| Information provided |
^^^^^^^^

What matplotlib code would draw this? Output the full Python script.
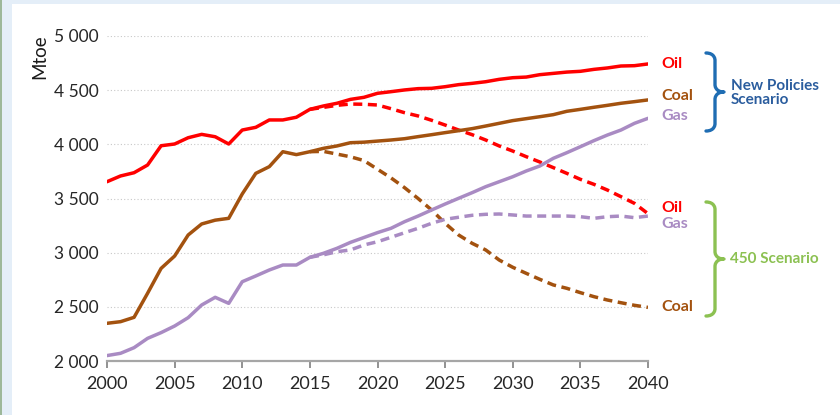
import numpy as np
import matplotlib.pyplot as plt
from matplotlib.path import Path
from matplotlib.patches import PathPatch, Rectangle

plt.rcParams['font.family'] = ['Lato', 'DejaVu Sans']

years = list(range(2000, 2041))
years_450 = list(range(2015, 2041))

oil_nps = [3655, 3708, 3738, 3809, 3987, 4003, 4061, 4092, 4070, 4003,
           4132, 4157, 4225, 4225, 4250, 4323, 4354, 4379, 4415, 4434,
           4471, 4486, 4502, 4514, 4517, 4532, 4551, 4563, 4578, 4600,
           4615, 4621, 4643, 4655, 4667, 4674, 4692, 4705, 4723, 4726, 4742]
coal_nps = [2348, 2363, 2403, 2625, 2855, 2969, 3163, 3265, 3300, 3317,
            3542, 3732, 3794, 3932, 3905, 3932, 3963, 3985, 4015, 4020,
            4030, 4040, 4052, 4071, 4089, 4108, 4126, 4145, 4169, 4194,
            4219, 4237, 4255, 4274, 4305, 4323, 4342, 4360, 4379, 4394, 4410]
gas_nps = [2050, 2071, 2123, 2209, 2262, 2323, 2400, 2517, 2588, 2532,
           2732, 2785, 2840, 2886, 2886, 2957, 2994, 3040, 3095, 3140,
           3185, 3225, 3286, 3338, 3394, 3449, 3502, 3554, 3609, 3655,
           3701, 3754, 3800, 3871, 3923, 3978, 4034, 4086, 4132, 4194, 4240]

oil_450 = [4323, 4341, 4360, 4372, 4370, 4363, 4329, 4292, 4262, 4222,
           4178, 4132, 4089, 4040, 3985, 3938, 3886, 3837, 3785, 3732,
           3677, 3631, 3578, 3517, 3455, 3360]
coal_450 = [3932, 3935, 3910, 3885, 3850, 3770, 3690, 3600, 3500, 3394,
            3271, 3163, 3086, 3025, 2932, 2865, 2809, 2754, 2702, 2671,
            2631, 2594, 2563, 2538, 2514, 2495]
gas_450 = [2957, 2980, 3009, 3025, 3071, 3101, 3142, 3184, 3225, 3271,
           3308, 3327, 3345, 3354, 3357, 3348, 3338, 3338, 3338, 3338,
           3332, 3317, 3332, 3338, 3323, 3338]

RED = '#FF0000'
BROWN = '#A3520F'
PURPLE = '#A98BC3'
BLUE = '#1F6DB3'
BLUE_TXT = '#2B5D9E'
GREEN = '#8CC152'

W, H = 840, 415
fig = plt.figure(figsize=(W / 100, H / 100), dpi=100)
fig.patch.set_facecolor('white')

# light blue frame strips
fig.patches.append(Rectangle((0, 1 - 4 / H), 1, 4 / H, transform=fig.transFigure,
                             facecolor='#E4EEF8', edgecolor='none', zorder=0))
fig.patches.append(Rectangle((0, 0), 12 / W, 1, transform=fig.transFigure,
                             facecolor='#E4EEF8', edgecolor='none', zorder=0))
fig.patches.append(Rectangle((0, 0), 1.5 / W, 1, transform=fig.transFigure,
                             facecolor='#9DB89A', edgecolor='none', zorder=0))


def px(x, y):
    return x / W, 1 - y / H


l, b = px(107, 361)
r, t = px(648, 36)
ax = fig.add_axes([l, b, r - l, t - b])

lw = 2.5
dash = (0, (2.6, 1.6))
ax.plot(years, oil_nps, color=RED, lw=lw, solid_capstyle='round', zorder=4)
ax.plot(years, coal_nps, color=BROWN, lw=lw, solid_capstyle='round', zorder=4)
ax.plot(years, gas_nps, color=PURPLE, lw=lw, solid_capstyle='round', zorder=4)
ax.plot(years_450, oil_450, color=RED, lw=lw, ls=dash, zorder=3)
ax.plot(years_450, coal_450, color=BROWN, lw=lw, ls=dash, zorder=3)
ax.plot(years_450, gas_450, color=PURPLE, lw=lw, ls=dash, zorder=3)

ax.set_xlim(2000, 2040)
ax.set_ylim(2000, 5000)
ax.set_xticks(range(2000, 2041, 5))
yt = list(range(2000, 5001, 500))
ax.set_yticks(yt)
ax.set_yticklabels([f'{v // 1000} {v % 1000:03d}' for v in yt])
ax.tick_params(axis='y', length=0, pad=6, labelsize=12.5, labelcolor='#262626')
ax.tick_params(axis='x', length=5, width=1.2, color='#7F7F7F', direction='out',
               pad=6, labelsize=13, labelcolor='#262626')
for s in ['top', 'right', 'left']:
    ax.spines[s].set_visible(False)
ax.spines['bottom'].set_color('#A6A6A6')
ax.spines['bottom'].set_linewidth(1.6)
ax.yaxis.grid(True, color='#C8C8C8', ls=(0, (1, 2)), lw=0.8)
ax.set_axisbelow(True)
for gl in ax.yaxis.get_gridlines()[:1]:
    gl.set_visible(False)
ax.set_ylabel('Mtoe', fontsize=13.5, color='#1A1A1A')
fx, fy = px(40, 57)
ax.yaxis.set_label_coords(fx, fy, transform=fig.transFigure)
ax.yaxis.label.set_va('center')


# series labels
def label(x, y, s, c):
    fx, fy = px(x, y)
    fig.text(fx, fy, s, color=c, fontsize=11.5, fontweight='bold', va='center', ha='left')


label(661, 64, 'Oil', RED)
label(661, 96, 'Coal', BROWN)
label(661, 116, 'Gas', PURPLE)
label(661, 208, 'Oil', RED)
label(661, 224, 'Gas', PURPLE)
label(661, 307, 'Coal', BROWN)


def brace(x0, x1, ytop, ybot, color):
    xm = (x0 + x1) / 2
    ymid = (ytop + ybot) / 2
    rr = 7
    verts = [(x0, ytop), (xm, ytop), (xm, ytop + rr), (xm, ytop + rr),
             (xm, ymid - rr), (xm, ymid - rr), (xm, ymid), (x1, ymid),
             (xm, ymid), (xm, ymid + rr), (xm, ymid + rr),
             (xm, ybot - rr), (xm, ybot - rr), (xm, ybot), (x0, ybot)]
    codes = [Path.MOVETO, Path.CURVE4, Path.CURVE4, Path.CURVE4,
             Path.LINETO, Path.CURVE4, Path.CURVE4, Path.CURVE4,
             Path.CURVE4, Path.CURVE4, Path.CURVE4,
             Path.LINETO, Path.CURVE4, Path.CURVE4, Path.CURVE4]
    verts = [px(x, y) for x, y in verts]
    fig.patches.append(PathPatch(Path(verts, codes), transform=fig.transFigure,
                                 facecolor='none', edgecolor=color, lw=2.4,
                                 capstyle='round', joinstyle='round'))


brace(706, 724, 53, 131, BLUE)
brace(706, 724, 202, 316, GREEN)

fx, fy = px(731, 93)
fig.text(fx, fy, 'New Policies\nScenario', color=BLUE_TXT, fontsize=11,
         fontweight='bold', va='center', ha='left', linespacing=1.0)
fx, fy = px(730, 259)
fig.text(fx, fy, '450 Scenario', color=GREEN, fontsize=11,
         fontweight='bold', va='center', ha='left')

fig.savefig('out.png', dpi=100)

^^^^^^^^

| Stated task |
Only the number is wanted: how many lines of the material above include the word "matplotlib"?

| Answer for this exercise |
4